Skip to main content
Last updated: 28 Mar 2025

GOV.UK's sitemap

GOV.UK’s sitemap is available at https://www.gov.uk/sitemap.xml. GOV.UK is far too big to fit into one sitemap, so this file is more of a ‘sitemap index’, which references around 30 other XML files, such as https://www.gov.uk/sitemaps/sitemap_1.xml.

How the sitemap is generated

Every morning, a search-api-generate-sitemap cronjob runs to generate a fresh sitemap.

The cronjob runs the sitemap:generate_and_upload rake task in search-api. This enumerates over all documents in Search API and generates a sitemap matching the format specified in https://www.sitemaps.org/protocol.html. This job also creates the sitemap index.

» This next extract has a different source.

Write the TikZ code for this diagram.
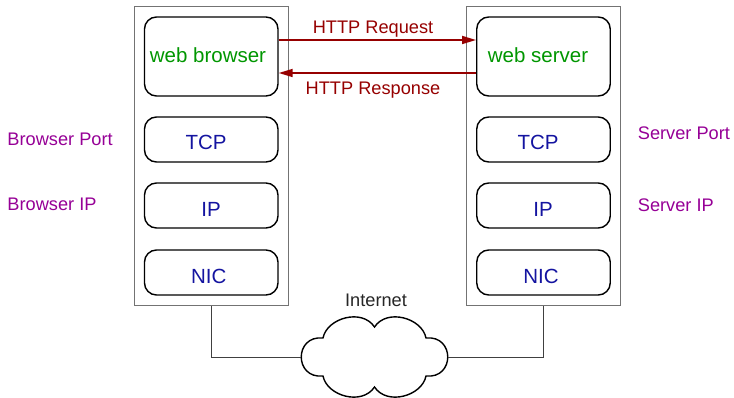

The sitemap generator is configured to search for documents across all of Search API’s indexes.

Indexes

search-api-v2 has no concept of an ‘index’. search-api, on the other hand…

Documents are spread across three ‘indexes’ in Search API:

  • govuk: the index populated by Publishing API, intended to encapsulate all GOV.UK content
  • government and detailed - the remaining legacy ‘content indexes’, encapsulating some Whitehall content and Detailed Guides respectively.

There are two Search API ADRs documenting the decision to move to one govuk index: ADR-04 and ADR-06. Some legacy indexes (e.g. mainstream) have been fully migrated into it, but the two legacy indexes listed above remain.

One can find out which index a piece of content is saved under, using Search API’s API: see "index": "government" on this example.